Revving to 14,000 rpms?
I figured something up with my engine analyzer. If an LS1 was destroked to 300ci, it would still be pulling almost TWELVE THOUSAND G-FORCES at 14K RPM! Just for comparison, a stock displacement LS1 pulls only (and I say only) about 4300 Gs @ 8500RPM, and guys really push it getting there.
What material do you plan on asking to experience forces 14000 times its own weight?
Now.... I think the skeptics have adequately illustrated the point that this is an impossibility for an individual without some high engineering degree and advanced understanding of metalurgy.
Last edited by derek_silvy; Oct 13, 2004 at 08:12 AM.

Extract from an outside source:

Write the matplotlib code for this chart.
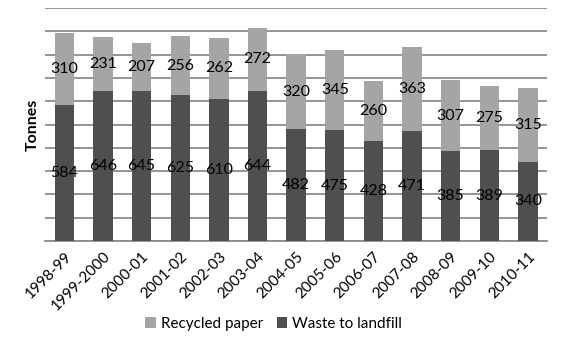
import numpy as np
import matplotlib.pyplot as plt

plt.rcParams['font.family'] = ['Lato', 'DejaVu Sans']

years = ['1998-99', '1999-2000', '2000-01', '2001-02', '2002-03', '2003-04',
         '2004-05', '2005-06', '2006-07', '2007-08', '2008-09', '2009-10', '2010-11']
landfill = [584, 646, 645, 625, 610, 644, 482, 475, 428, 471, 385, 389, 340]
recycled = [310, 231, 207, 256, 262, 272, 320, 345, 260, 363, 307, 275, 315]

dark = '#4f4f4f'
light = '#a5a5a5'

fig = plt.figure(figsize=(5.7, 3.39), dpi=100)
ax = fig.add_axes([0.079, 0.289, 0.881, 0.687])

x = np.arange(len(years))
b1 = ax.bar(x, landfill, width=0.5, color=dark, label='Waste to landfill', zorder=3)
b2 = ax.bar(x, recycled, width=0.5, bottom=landfill, color=light,
            label='Recycled paper', zorder=3)

for i in range(len(years)):
    ax.text(x[i], landfill[i] / 2, str(landfill[i]), ha='center', va='center',
            fontsize=11.5, color='black', zorder=4)
    ax.text(x[i], landfill[i] + recycled[i] / 2, str(recycled[i]), ha='center',
            va='center', fontsize=11.5, color='black', zorder=4)

ax.set_xlim(-0.5, len(years) - 0.5)
ax.set_ylim(0, 1000)
ax.set_yticks(np.arange(0, 1001, 100))
ax.set_yticklabels([])
ax.tick_params(axis='y', length=0)
ax.tick_params(axis='x', length=0, pad=6)
ax.yaxis.grid(True, color='#8c8c8c', linewidth=1.3, zorder=0)
for s in ['top', 'right', 'left']:
    ax.spines[s].set_visible(False)
ax.spines['bottom'].set_color('#8c8c8c')
ax.spines['bottom'].set_linewidth(1.3)

ax.set_xticks(x)
ax.set_xticklabels(years, rotation=45, ha='right', rotation_mode='anchor', fontsize=11)
ax.set_ylabel('Tonnes', fontsize=11.5, fontweight='bold', labelpad=0)

ax.legend([b2, b1], ['Recycled paper', 'Waste to landfill'], loc='center',
          bbox_to_anchor=(0.455, -0.355), ncol=2, frameon=False, fontsize=11,
          handlelength=0.7, handleheight=0.7, handletextpad=0.3, columnspacing=0.9)

fig.savefig('out.png', dpi=100)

Wondering where you came up with that last conclusion.
You dont, so, you don't
Wondering where you came up with that last conclusion.
[edit]
Damn it Z98, you beat me to it.
if 14000 rpms was the efficient way to make power....then why wouldnt people with unlimited funds do so?...like nhra pro stock.
it just seems like 10k is the hot set up...on many different forms of max effort drag race engines. "maybe" theres a reason why...maybe it starts to get less efficient after that or something...otherwise it would be happening...theres plenty of people that have the coin to be trying this in the racing world.
You'll never be able to get an ls1 the way we know it to that high an rpm:
-loads on the rotating assembly increase exponentially w/ rpm. in other words, the forces at 8k rpm are not double that at 4k rpm, but thye are actually 4X larger....you get the idea.
-F1 cars can rev that high because (among other things) they have much lighter valvetrains and bottom ends. Lighter parts allow less momentum and lower forces on the assembly. Also, as mentioned before, the stroke is much less, resulting in lower piston speeds (pistons cover less distance in the same amount of time as our ls1s for a given RPM. This lower piston speed reduces the momentum/forces on the piston, allowing it to hold together when it changes direction.
So due to the limits of our materials you cannot build an ls1 to rev that high. There is no material that you could use to make our engines hold up at 14000 rpm.
So you CAN make an engine rev that high-it just wont be an ls1 due to it's inherent design: large rotating mass, heavy valvetrain, and bore/stroke.
Small engines can rev incredibly high due to their low mass - I've used a model airplane engine that revs to 20,000. it only cost 200 bucks. It's all a matter of physics, and the the limitations of the materials avaliable.
Last edited by Grimes; Oct 13, 2004 at 10:34 PM.